→ Problem to work on
The lines to extract run from the first line of the material below to the line containing "(0,0) rectangle (968,716);", both included; leave the pictures behind.

####################

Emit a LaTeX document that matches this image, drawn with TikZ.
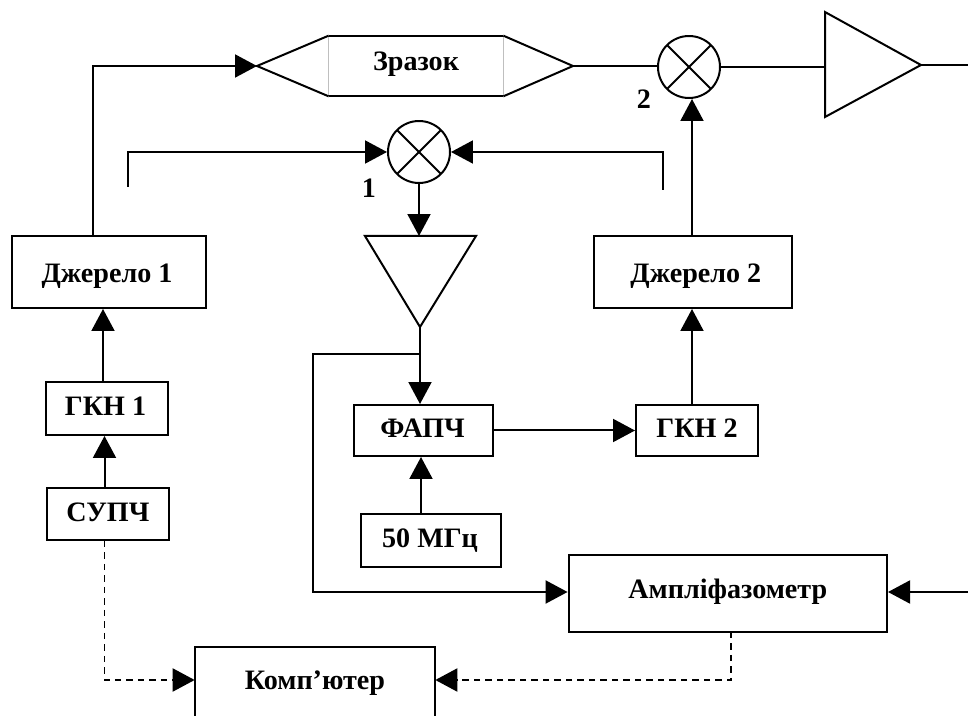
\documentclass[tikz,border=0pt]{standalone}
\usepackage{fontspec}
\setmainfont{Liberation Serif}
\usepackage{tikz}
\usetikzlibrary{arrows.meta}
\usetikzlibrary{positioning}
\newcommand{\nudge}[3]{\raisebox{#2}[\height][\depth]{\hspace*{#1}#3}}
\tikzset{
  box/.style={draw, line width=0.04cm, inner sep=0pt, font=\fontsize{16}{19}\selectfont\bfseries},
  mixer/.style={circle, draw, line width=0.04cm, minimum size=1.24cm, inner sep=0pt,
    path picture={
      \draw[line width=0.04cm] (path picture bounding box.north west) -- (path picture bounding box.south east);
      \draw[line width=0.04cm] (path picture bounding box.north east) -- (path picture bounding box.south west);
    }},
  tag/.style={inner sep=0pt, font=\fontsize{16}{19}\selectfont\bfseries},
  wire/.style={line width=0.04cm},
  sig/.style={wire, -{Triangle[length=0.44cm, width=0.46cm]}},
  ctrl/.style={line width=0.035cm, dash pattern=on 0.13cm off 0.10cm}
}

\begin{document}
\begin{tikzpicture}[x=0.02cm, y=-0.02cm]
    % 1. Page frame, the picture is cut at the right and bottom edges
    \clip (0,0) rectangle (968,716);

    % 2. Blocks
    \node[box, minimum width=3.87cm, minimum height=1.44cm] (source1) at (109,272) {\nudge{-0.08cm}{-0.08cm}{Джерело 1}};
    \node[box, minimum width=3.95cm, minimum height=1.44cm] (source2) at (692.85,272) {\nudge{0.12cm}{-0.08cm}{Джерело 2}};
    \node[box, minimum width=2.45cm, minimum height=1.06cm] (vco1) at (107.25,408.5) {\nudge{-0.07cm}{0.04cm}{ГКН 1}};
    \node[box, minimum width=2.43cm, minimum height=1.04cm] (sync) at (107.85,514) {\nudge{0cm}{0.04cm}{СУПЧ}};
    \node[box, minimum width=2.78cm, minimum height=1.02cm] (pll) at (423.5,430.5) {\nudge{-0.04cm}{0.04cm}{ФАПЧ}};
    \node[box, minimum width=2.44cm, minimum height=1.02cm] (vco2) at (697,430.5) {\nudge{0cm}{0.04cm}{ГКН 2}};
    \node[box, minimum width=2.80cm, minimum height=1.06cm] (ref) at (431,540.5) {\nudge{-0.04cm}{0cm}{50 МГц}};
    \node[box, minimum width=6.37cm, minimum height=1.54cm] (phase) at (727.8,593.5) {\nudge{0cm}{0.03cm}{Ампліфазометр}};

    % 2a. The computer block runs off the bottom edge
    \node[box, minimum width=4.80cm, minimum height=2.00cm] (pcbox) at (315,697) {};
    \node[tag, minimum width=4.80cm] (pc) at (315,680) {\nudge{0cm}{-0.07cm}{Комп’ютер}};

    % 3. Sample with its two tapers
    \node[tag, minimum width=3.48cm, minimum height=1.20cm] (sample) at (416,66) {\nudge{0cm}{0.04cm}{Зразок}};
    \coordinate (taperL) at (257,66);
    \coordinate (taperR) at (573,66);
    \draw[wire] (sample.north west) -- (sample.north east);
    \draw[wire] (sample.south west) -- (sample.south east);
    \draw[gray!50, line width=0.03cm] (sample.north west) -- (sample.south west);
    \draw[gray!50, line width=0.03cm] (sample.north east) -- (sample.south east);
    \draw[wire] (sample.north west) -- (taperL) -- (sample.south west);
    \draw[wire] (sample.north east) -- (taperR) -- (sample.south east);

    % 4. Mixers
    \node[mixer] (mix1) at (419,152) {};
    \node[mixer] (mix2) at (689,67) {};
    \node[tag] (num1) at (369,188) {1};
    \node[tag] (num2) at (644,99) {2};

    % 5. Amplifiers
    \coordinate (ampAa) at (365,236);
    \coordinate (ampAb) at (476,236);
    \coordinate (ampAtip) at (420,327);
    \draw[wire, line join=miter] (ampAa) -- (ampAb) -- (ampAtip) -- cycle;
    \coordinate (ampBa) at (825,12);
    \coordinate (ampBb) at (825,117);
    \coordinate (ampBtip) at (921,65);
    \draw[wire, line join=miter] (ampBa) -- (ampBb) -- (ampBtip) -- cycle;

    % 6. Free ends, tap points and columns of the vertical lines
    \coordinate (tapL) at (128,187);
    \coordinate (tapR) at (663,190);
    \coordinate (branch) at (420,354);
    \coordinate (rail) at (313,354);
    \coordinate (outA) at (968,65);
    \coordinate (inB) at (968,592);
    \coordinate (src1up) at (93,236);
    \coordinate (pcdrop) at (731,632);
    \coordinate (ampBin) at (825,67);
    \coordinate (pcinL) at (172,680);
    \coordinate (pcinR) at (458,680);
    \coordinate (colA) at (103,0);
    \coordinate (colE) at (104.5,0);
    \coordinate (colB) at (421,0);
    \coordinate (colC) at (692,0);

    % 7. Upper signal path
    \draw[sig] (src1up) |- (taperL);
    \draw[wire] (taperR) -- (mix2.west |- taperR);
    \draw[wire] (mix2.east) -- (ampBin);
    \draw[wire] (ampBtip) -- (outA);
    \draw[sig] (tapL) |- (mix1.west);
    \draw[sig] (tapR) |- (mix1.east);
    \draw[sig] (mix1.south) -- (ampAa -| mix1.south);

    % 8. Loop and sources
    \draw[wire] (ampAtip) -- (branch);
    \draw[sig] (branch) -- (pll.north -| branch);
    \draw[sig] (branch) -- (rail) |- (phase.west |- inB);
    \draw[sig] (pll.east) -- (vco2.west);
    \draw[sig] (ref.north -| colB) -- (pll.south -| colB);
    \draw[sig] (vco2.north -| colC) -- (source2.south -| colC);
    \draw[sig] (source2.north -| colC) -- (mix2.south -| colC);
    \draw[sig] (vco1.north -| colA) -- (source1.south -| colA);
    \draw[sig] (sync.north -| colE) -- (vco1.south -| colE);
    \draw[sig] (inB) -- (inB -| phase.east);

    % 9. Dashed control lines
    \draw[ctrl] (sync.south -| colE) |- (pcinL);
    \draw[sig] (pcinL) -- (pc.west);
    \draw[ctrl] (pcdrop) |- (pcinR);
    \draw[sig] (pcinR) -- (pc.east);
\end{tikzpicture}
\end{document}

####################

→ The response
Emit a LaTeX document that matches this image, drawn with TikZ.
\documentclass[tikz,border=0pt]{standalone}
\usepackage{fontspec}
\setmainfont{Liberation Serif}
\usepackage{tikz}
\usetikzlibrary{arrows.meta}
\usetikzlibrary{positioning}
\newcommand{\nudge}[3]{\raisebox{#2}[\height][\depth]{\hspace*{#1}#3}}
\tikzset{
  box/.style={draw, line width=0.04cm, inner sep=0pt, font=\fontsize{16}{19}\selectfont\bfseries},
  mixer/.style={circle, draw, line width=0.04cm, minimum size=1.24cm, inner sep=0pt,
    path picture={
      \draw[line width=0.04cm] (path picture bounding box.north west) -- (path picture bounding box.south east);
      \draw[line width=0.04cm] (path picture bounding box.north east) -- (path picture bounding box.south west);
    }},
  tag/.style={inner sep=0pt, font=\fontsize{16}{19}\selectfont\bfseries},
  wire/.style={line width=0.04cm},
  sig/.style={wire, -{Triangle[length=0.44cm, width=0.46cm]}},
  ctrl/.style={line width=0.035cm, dash pattern=on 0.13cm off 0.10cm}
}

\begin{document}
\begin{tikzpicture}[x=0.02cm, y=-0.02cm]
    % 1. Page frame, the picture is cut at the right and bottom edges
    \clip (0,0) rectangle (968,716);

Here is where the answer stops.